*DATA PROVIDED:*

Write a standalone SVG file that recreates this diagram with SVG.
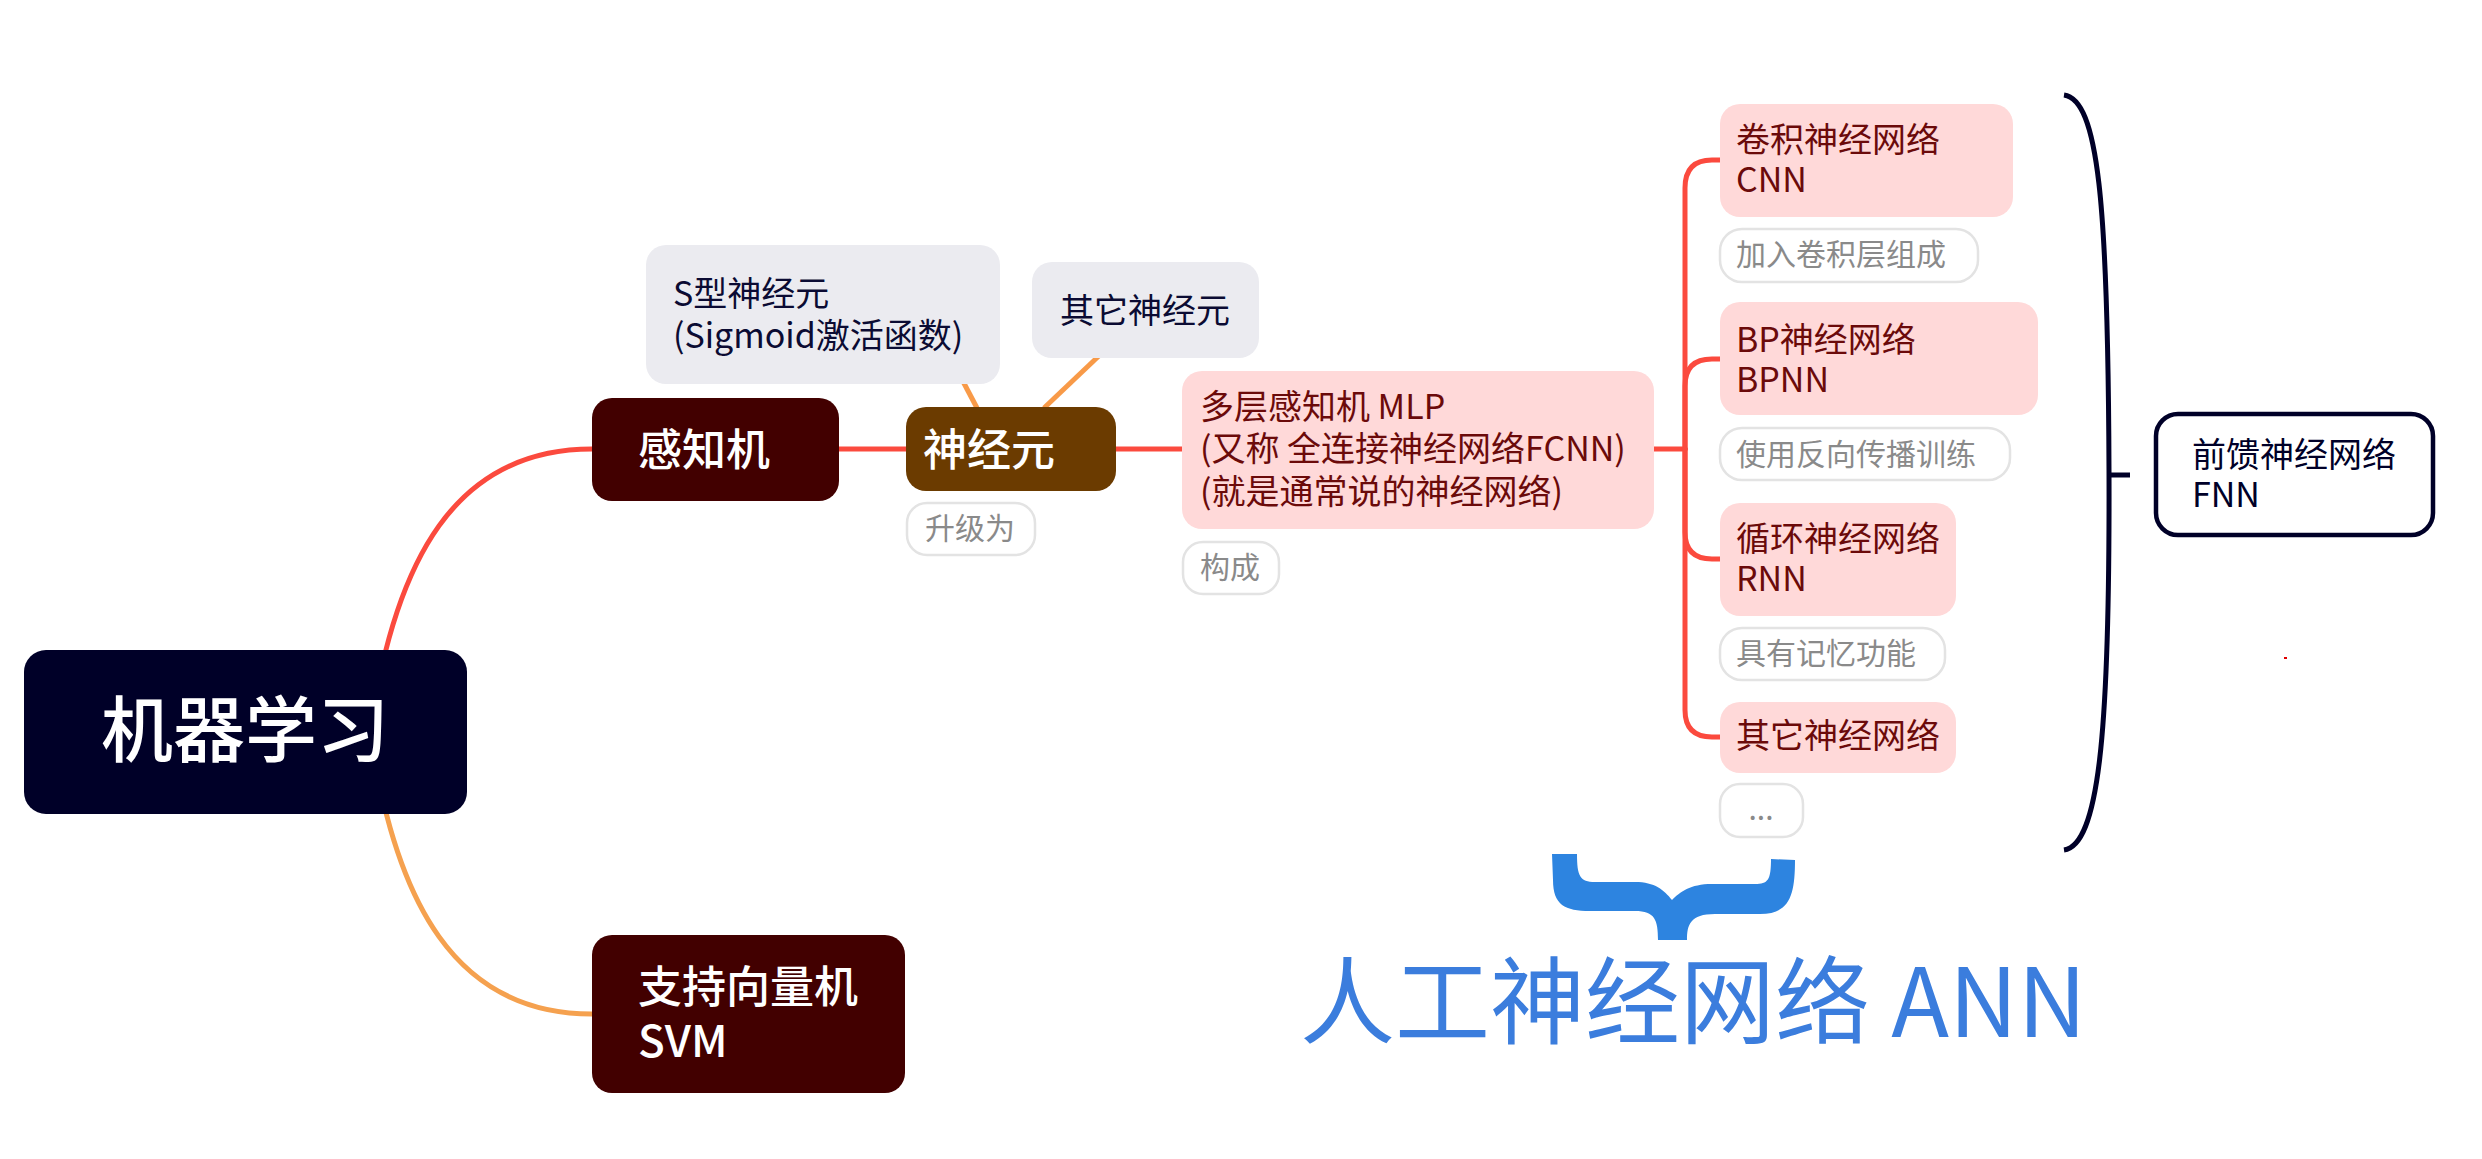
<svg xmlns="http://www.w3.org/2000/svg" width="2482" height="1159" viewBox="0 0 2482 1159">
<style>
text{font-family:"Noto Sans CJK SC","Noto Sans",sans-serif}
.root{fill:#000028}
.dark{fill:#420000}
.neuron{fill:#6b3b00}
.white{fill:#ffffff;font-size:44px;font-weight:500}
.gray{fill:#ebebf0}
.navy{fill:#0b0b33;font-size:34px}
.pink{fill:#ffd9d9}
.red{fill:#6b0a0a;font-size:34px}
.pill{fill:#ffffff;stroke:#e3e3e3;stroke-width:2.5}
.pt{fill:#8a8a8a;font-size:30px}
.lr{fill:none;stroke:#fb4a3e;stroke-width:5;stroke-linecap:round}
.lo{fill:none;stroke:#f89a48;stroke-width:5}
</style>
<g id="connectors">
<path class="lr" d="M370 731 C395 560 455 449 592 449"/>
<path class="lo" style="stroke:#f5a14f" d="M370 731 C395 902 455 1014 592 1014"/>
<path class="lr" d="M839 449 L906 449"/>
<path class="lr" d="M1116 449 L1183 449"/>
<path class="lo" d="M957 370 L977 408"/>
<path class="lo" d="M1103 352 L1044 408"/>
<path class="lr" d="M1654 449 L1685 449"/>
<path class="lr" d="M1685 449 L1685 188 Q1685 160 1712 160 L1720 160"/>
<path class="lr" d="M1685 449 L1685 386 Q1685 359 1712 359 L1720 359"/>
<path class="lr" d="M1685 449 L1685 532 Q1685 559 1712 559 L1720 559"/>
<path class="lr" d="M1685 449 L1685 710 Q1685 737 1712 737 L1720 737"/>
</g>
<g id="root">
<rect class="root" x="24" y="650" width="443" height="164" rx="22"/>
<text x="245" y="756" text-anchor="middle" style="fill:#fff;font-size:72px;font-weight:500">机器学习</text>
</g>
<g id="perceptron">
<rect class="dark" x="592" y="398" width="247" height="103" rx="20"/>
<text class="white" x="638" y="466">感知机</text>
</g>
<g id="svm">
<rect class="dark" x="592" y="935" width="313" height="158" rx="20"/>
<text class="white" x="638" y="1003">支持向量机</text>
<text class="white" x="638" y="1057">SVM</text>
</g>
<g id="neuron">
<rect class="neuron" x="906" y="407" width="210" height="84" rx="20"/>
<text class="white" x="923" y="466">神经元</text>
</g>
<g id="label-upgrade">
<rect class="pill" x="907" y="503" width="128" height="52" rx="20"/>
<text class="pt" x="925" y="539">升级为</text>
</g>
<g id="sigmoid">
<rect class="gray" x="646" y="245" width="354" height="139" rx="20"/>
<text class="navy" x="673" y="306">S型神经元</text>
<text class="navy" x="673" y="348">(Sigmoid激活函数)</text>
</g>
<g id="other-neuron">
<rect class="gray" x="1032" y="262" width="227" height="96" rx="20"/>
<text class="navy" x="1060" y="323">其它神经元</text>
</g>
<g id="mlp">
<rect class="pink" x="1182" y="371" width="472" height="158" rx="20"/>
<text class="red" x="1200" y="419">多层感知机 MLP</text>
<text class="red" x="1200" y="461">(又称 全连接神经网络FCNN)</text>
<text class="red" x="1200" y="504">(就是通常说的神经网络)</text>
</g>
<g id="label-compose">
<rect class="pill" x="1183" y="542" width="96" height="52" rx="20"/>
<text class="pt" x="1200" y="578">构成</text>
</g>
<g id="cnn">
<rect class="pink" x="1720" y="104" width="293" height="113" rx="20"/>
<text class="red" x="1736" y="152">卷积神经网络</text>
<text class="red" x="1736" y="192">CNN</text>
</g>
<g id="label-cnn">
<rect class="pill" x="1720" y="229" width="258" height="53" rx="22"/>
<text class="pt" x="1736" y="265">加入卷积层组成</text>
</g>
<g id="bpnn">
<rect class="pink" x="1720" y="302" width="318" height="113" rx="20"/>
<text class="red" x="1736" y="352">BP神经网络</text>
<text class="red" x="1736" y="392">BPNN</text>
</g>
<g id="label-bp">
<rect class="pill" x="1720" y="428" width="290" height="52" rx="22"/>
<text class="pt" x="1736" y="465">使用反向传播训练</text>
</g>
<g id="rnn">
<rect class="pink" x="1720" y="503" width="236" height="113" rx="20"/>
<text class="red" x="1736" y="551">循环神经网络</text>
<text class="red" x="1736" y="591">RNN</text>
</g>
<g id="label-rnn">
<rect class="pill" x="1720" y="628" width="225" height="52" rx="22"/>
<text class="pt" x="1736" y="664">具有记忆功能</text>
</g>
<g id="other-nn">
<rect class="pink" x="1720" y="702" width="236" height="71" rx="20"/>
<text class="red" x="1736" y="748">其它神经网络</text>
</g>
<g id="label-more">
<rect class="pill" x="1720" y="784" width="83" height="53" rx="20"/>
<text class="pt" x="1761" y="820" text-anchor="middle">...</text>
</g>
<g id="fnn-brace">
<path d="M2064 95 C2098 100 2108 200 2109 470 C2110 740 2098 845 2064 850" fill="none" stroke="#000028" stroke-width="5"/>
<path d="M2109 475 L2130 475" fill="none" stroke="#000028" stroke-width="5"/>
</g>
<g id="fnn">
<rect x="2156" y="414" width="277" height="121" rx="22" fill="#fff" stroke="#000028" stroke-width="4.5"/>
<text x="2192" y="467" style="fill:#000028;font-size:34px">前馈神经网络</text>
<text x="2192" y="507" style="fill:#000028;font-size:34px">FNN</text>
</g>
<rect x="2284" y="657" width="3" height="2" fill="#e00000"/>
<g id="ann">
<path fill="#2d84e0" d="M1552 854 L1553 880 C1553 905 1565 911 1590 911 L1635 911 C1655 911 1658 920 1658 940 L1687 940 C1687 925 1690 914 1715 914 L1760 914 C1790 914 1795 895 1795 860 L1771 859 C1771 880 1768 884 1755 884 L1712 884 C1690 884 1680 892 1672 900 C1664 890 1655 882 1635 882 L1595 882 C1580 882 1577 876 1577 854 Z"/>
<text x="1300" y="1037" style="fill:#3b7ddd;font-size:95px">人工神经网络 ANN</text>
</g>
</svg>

*GIVEN REQUEST:*
Without the pictures, retype the whole of the material above exactly.

*COMPLETE OUTPUT:*
Write a standalone SVG file that recreates this diagram with SVG.
<svg xmlns="http://www.w3.org/2000/svg" width="2482" height="1159" viewBox="0 0 2482 1159">
<style>
text{font-family:"Noto Sans CJK SC","Noto Sans",sans-serif}
.root{fill:#000028}
.dark{fill:#420000}
.neuron{fill:#6b3b00}
.white{fill:#ffffff;font-size:44px;font-weight:500}
.gray{fill:#ebebf0}
.navy{fill:#0b0b33;font-size:34px}
.pink{fill:#ffd9d9}
.red{fill:#6b0a0a;font-size:34px}
.pill{fill:#ffffff;stroke:#e3e3e3;stroke-width:2.5}
.pt{fill:#8a8a8a;font-size:30px}
.lr{fill:none;stroke:#fb4a3e;stroke-width:5;stroke-linecap:round}
.lo{fill:none;stroke:#f89a48;stroke-width:5}
</style>
<g id="connectors">
<path class="lr" d="M370 731 C395 560 455 449 592 449"/>
<path class="lo" style="stroke:#f5a14f" d="M370 731 C395 902 455 1014 592 1014"/>
<path class="lr" d="M839 449 L906 449"/>
<path class="lr" d="M1116 449 L1183 449"/>
<path class="lo" d="M957 370 L977 408"/>
<path class="lo" d="M1103 352 L1044 408"/>
<path class="lr" d="M1654 449 L1685 449"/>
<path class="lr" d="M1685 449 L1685 188 Q1685 160 1712 160 L1720 160"/>
<path class="lr" d="M1685 449 L1685 386 Q1685 359 1712 359 L1720 359"/>
<path class="lr" d="M1685 449 L1685 532 Q1685 559 1712 559 L1720 559"/>
<path class="lr" d="M1685 449 L1685 710 Q1685 737 1712 737 L1720 737"/>
</g>
<g id="root">
<rect class="root" x="24" y="650" width="443" height="164" rx="22"/>
<text x="245" y="756" text-anchor="middle" style="fill:#fff;font-size:72px;font-weight:500">机器学习</text>
</g>
<g id="perceptron">
<rect class="dark" x="592" y="398" width="247" height="103" rx="20"/>
<text class="white" x="638" y="466">感知机</text>
</g>
<g id="svm">
<rect class="dark" x="592" y="935" width="313" height="158" rx="20"/>
<text class="white" x="638" y="1003">支持向量机</text>
<text class="white" x="638" y="1057">SVM</text>
</g>
<g id="neuron">
<rect class="neuron" x="906" y="407" width="210" height="84" rx="20"/>
<text class="white" x="923" y="466">神经元</text>
</g>
<g id="label-upgrade">
<rect class="pill" x="907" y="503" width="128" height="52" rx="20"/>
<text class="pt" x="925" y="539">升级为</text>
</g>
<g id="sigmoid">
<rect class="gray" x="646" y="245" width="354" height="139" rx="20"/>
<text class="navy" x="673" y="306">S型神经元</text>
<text class="navy" x="673" y="348">(Sigmoid激活函数)</text>
</g>
<g id="other-neuron">
<rect class="gray" x="1032" y="262" width="227" height="96" rx="20"/>
<text class="navy" x="1060" y="323">其它神经元</text>
</g>
<g id="mlp">
<rect class="pink" x="1182" y="371" width="472" height="158" rx="20"/>
<text class="red" x="1200" y="419">多层感知机 MLP</text>
<text class="red" x="1200" y="461">(又称 全连接神经网络FCNN)</text>
<text class="red" x="1200" y="504">(就是通常说的神经网络)</text>
</g>
<g id="label-compose">
<rect class="pill" x="1183" y="542" width="96" height="52" rx="20"/>
<text class="pt" x="1200" y="578">构成</text>
</g>
<g id="cnn">
<rect class="pink" x="1720" y="104" width="293" height="113" rx="20"/>
<text class="red" x="1736" y="152">卷积神经网络</text>
<text class="red" x="1736" y="192">CNN</text>
</g>
<g id="label-cnn">
<rect class="pill" x="1720" y="229" width="258" height="53" rx="22"/>
<text class="pt" x="1736" y="265">加入卷积层组成</text>
</g>
<g id="bpnn">
<rect class="pink" x="1720" y="302" width="318" height="113" rx="20"/>
<text class="red" x="1736" y="352">BP神经网络</text>
<text class="red" x="1736" y="392">BPNN</text>
</g>
<g id="label-bp">
<rect class="pill" x="1720" y="428" width="290" height="52" rx="22"/>
<text class="pt" x="1736" y="465">使用反向传播训练</text>
</g>
<g id="rnn">
<rect class="pink" x="1720" y="503" width="236" height="113" rx="20"/>
<text class="red" x="1736" y="551">循环神经网络</text>
<text class="red" x="1736" y="591">RNN</text>
</g>
<g id="label-rnn">
<rect class="pill" x="1720" y="628" width="225" height="52" rx="22"/>
<text class="pt" x="1736" y="664">具有记忆功能</text>
</g>
<g id="other-nn">
<rect class="pink" x="1720" y="702" width="236" height="71" rx="20"/>
<text class="red" x="1736" y="748">其它神经网络</text>
</g>
<g id="label-more">
<rect class="pill" x="1720" y="784" width="83" height="53" rx="20"/>
<text class="pt" x="1761" y="820" text-anchor="middle">...</text>
</g>
<g id="fnn-brace">
<path d="M2064 95 C2098 100 2108 200 2109 470 C2110 740 2098 845 2064 850" fill="none" stroke="#000028" stroke-width="5"/>
<path d="M2109 475 L2130 475" fill="none" stroke="#000028" stroke-width="5"/>
</g>
<g id="fnn">
<rect x="2156" y="414" width="277" height="121" rx="22" fill="#fff" stroke="#000028" stroke-width="4.5"/>
<text x="2192" y="467" style="fill:#000028;font-size:34px">前馈神经网络</text>
<text x="2192" y="507" style="fill:#000028;font-size:34px">FNN</text>
</g>
<rect x="2284" y="657" width="3" height="2" fill="#e00000"/>
<g id="ann">
<path fill="#2d84e0" d="M1552 854 L1553 880 C1553 905 1565 911 1590 911 L1635 911 C1655 911 1658 920 1658 940 L1687 940 C1687 925 1690 914 1715 914 L1760 914 C1790 914 1795 895 1795 860 L1771 859 C1771 880 1768 884 1755 884 L1712 884 C1690 884 1680 892 1672 900 C1664 890 1655 882 1635 882 L1595 882 C1580 882 1577 876 1577 854 Z"/>
<text x="1300" y="1037" style="fill:#3b7ddd;font-size:95px">人工神经网络 ANN</text>
</g>
</svg>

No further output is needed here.